SOURCE EXCERPT
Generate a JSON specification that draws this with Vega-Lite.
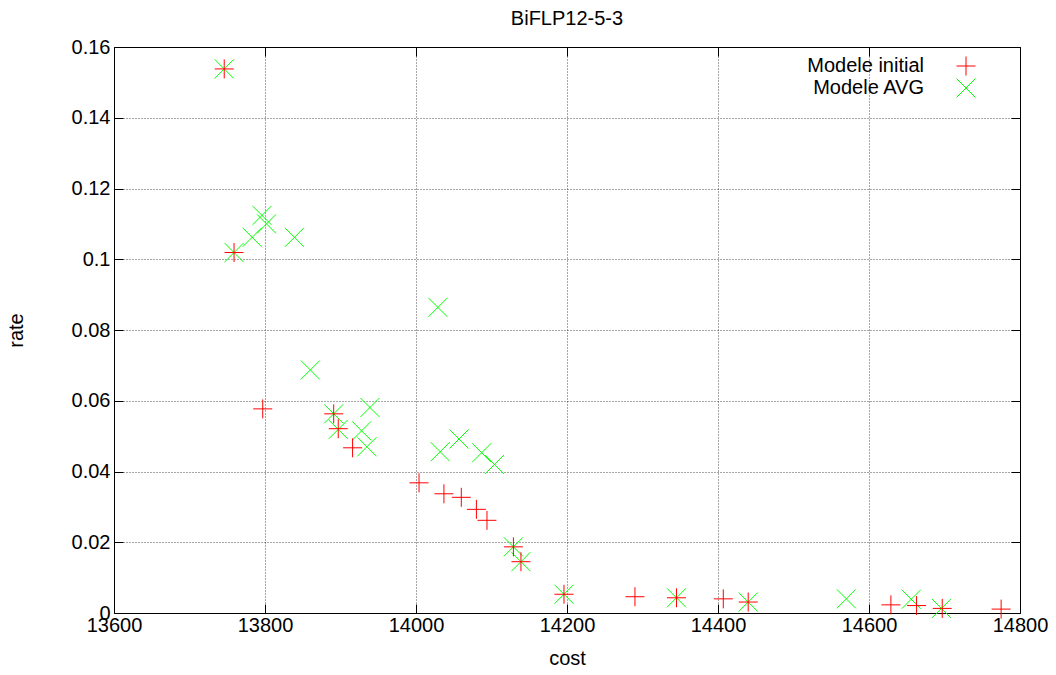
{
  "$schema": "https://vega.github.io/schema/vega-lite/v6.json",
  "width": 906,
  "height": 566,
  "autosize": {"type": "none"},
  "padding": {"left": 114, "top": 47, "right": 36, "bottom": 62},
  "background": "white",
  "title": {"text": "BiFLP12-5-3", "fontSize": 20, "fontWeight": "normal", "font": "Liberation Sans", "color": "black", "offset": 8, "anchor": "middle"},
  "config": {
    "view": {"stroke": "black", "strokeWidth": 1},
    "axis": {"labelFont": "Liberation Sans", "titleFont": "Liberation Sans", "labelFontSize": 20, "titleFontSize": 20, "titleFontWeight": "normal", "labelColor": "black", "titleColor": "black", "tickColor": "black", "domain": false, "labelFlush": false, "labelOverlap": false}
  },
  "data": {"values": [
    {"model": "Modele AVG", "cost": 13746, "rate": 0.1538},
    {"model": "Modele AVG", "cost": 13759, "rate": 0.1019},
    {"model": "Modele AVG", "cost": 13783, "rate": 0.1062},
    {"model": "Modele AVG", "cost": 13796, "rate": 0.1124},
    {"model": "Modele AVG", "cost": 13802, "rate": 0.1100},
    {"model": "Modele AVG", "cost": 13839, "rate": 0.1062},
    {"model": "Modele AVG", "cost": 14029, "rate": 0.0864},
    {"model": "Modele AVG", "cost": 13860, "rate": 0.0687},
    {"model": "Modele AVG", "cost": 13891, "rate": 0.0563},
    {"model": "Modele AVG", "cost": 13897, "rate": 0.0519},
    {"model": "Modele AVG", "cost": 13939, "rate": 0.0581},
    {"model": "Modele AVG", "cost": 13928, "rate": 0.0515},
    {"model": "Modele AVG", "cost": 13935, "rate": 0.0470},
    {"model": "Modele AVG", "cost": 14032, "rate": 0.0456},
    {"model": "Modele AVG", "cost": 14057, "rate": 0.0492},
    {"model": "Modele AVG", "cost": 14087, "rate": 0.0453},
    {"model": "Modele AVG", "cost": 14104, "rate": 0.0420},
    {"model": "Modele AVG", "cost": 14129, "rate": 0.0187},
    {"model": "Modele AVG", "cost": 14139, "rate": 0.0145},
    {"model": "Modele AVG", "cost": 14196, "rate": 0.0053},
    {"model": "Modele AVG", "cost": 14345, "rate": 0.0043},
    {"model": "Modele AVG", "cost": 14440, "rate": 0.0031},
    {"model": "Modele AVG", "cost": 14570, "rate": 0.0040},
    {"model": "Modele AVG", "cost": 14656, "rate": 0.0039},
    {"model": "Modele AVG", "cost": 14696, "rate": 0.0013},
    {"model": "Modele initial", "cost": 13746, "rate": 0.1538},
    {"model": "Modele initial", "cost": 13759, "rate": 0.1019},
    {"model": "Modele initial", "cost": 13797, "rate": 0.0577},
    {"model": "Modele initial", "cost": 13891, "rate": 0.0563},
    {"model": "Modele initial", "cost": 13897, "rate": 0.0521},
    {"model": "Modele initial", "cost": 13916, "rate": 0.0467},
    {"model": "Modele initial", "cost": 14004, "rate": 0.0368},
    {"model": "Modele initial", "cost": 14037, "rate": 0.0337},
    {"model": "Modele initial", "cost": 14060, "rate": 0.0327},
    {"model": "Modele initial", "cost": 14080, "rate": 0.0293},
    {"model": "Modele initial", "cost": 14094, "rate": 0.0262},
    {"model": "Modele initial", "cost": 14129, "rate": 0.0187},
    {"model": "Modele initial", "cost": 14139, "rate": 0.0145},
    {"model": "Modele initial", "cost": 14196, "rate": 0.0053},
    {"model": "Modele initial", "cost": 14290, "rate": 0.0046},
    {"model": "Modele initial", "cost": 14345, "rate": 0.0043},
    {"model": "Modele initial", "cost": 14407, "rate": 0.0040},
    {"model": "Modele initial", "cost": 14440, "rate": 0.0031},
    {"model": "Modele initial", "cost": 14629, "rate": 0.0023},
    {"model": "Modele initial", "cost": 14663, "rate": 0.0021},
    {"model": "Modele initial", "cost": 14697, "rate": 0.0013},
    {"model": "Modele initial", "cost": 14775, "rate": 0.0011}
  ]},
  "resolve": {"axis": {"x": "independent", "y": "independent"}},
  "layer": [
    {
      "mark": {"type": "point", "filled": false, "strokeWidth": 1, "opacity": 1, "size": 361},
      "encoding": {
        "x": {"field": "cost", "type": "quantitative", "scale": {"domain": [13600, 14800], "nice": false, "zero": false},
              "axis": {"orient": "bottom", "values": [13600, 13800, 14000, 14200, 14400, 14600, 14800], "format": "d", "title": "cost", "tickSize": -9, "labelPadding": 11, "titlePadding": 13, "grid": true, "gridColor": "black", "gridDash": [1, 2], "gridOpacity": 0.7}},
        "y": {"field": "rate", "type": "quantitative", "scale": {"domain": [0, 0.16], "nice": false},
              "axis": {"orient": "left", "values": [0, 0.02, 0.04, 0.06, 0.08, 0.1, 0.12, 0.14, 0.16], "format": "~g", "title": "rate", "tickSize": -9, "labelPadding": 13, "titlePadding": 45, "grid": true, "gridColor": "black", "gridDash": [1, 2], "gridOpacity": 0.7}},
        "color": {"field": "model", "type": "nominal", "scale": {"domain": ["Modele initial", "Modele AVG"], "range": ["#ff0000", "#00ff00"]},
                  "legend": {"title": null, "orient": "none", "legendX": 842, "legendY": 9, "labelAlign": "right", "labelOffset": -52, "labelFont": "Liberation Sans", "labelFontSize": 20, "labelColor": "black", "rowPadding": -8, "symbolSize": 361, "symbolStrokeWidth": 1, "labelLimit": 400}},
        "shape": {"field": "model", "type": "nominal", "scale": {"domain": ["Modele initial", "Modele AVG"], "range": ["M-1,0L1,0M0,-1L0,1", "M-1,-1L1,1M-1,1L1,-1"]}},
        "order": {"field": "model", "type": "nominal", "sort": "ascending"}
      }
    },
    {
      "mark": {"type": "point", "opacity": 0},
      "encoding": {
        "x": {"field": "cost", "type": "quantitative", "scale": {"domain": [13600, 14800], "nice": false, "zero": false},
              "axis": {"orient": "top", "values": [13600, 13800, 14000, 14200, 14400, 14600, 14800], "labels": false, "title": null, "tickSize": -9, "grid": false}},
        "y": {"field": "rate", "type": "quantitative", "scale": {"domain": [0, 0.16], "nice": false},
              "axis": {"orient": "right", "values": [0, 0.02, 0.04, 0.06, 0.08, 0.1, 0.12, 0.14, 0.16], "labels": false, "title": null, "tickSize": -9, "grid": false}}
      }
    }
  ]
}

WHAT TO WORK ON
Using the data above, write out every line exactly, leaving the images behind.

COMPLETE ANSWER
Generate a JSON specification that draws this with Vega-Lite.
{
  "$schema": "https://vega.github.io/schema/vega-lite/v6.json",
  "width": 906,
  "height": 566,
  "autosize": {"type": "none"},
  "padding": {"left": 114, "top": 47, "right": 36, "bottom": 62},
  "background": "white",
  "title": {"text": "BiFLP12-5-3", "fontSize": 20, "fontWeight": "normal", "font": "Liberation Sans", "color": "black", "offset": 8, "anchor": "middle"},
  "config": {
    "view": {"stroke": "black", "strokeWidth": 1},
    "axis": {"labelFont": "Liberation Sans", "titleFont": "Liberation Sans", "labelFontSize": 20, "titleFontSize": 20, "titleFontWeight": "normal", "labelColor": "black", "titleColor": "black", "tickColor": "black", "domain": false, "labelFlush": false, "labelOverlap": false}
  },
  "data": {"values": [
    {"model": "Modele AVG", "cost": 13746, "rate": 0.1538},
    {"model": "Modele AVG", "cost": 13759, "rate": 0.1019},
    {"model": "Modele AVG", "cost": 13783, "rate": 0.1062},
    {"model": "Modele AVG", "cost": 13796, "rate": 0.1124},
    {"model": "Modele AVG", "cost": 13802, "rate": 0.1100},
    {"model": "Modele AVG", "cost": 13839, "rate": 0.1062},
    {"model": "Modele AVG", "cost": 14029, "rate": 0.0864},
    {"model": "Modele AVG", "cost": 13860, "rate": 0.0687},
    {"model": "Modele AVG", "cost": 13891, "rate": 0.0563},
    {"model": "Modele AVG", "cost": 13897, "rate": 0.0519},
    {"model": "Modele AVG", "cost": 13939, "rate": 0.0581},
    {"model": "Modele AVG", "cost": 13928, "rate": 0.0515},
    {"model": "Modele AVG", "cost": 13935, "rate": 0.0470},
    {"model": "Modele AVG", "cost": 14032, "rate": 0.0456},
    {"model": "Modele AVG", "cost": 14057, "rate": 0.0492},
    {"model": "Modele AVG", "cost": 14087, "rate": 0.0453},
    {"model": "Modele AVG", "cost": 14104, "rate": 0.0420},
    {"model": "Modele AVG", "cost": 14129, "rate": 0.0187},
    {"model": "Modele AVG", "cost": 14139, "rate": 0.0145},
    {"model": "Modele AVG", "cost": 14196, "rate": 0.0053},
    {"model": "Modele AVG", "cost": 14345, "rate": 0.0043},
    {"model": "Modele AVG", "cost": 14440, "rate": 0.0031},
    {"model": "Modele AVG", "cost": 14570, "rate": 0.0040},
    {"model": "Modele AVG", "cost": 14656, "rate": 0.0039},
    {"model": "Modele AVG", "cost": 14696, "rate": 0.0013},
    {"model": "Modele initial", "cost": 13746, "rate": 0.1538},
    {"model": "Modele initial", "cost": 13759, "rate": 0.1019},
    {"model": "Modele initial", "cost": 13797, "rate": 0.0577},
    {"model": "Modele initial", "cost": 13891, "rate": 0.0563},
    {"model": "Modele initial", "cost": 13897, "rate": 0.0521},
    {"model": "Modele initial", "cost": 13916, "rate": 0.0467},
    {"model": "Modele initial", "cost": 14004, "rate": 0.0368},
    {"model": "Modele initial", "cost": 14037, "rate": 0.0337},
    {"model": "Modele initial", "cost": 14060, "rate": 0.0327},
    {"model": "Modele initial", "cost": 14080, "rate": 0.0293},
    {"model": "Modele initial", "cost": 14094, "rate": 0.0262},
    {"model": "Modele initial", "cost": 14129, "rate": 0.0187},
    {"model": "Modele initial", "cost": 14139, "rate": 0.0145},
    {"model": "Modele initial", "cost": 14196, "rate": 0.0053},
    {"model": "Modele initial", "cost": 14290, "rate": 0.0046},
    {"model": "Modele initial", "cost": 14345, "rate": 0.0043},
    {"model": "Modele initial", "cost": 14407, "rate": 0.0040},
    {"model": "Modele initial", "cost": 14440, "rate": 0.0031},
    {"model": "Modele initial", "cost": 14629, "rate": 0.0023},
    {"model": "Modele initial", "cost": 14663, "rate": 0.0021},
    {"model": "Modele initial", "cost": 14697, "rate": 0.0013},
    {"model": "Modele initial", "cost": 14775, "rate": 0.0011}
  ]},
  "resolve": {"axis": {"x": "independent", "y": "independent"}},
  "layer": [
    {
      "mark": {"type": "point", "filled": false, "strokeWidth": 1, "opacity": 1, "size": 361},
      "encoding": {
        "x": {"field": "cost", "type": "quantitative", "scale": {"domain": [13600, 14800], "nice": false, "zero": false},
              "axis": {"orient": "bottom", "values": [13600, 13800, 14000, 14200, 14400, 14600, 14800], "format": "d", "title": "cost", "tickSize": -9, "labelPadding": 11, "titlePadding": 13, "grid": true, "gridColor": "black", "gridDash": [1, 2], "gridOpacity": 0.7}},
        "y": {"field": "rate", "type": "quantitative", "scale": {"domain": [0, 0.16], "nice": false},
              "axis": {"orient": "left", "values": [0, 0.02, 0.04, 0.06, 0.08, 0.1, 0.12, 0.14, 0.16], "format": "~g", "title": "rate", "tickSize": -9, "labelPadding": 13, "titlePadding": 45, "grid": true, "gridColor": "black", "gridDash": [1, 2], "gridOpacity": 0.7}},
        "color": {"field": "model", "type": "nominal", "scale": {"domain": ["Modele initial", "Modele AVG"], "range": ["#ff0000", "#00ff00"]},
                  "legend": {"title": null, "orient": "none", "legendX": 842, "legendY": 9, "labelAlign": "right", "labelOffset": -52, "labelFont": "Liberation Sans", "labelFontSize": 20, "labelColor": "black", "rowPadding": -8, "symbolSize": 361, "symbolStrokeWidth": 1, "labelLimit": 400}},
        "shape": {"field": "model", "type": "nominal", "scale": {"domain": ["Modele initial", "Modele AVG"], "range": ["M-1,0L1,0M0,-1L0,1", "M-1,-1L1,1M-1,1L1,-1"]}},
        "order": {"field": "model", "type": "nominal", "sort": "ascending"}
      }
    },
    {
      "mark": {"type": "point", "opacity": 0},
      "encoding": {
        "x": {"field": "cost", "type": "quantitative", "scale": {"domain": [13600, 14800], "nice": false, "zero": false},
              "axis": {"orient": "top", "values": [13600, 13800, 14000, 14200, 14400, 14600, 14800], "labels": false, "title": null, "tickSize": -9, "grid": false}},
        "y": {"field": "rate", "type": "quantitative", "scale": {"domain": [0, 0.16], "nice": false},
              "axis": {"orient": "right", "values": [0, 0.02, 0.04, 0.06, 0.08, 0.1, 0.12, 0.14, 0.16], "labels": false, "title": null, "tickSize": -9, "grid": false}}
      }
    }
  ]
}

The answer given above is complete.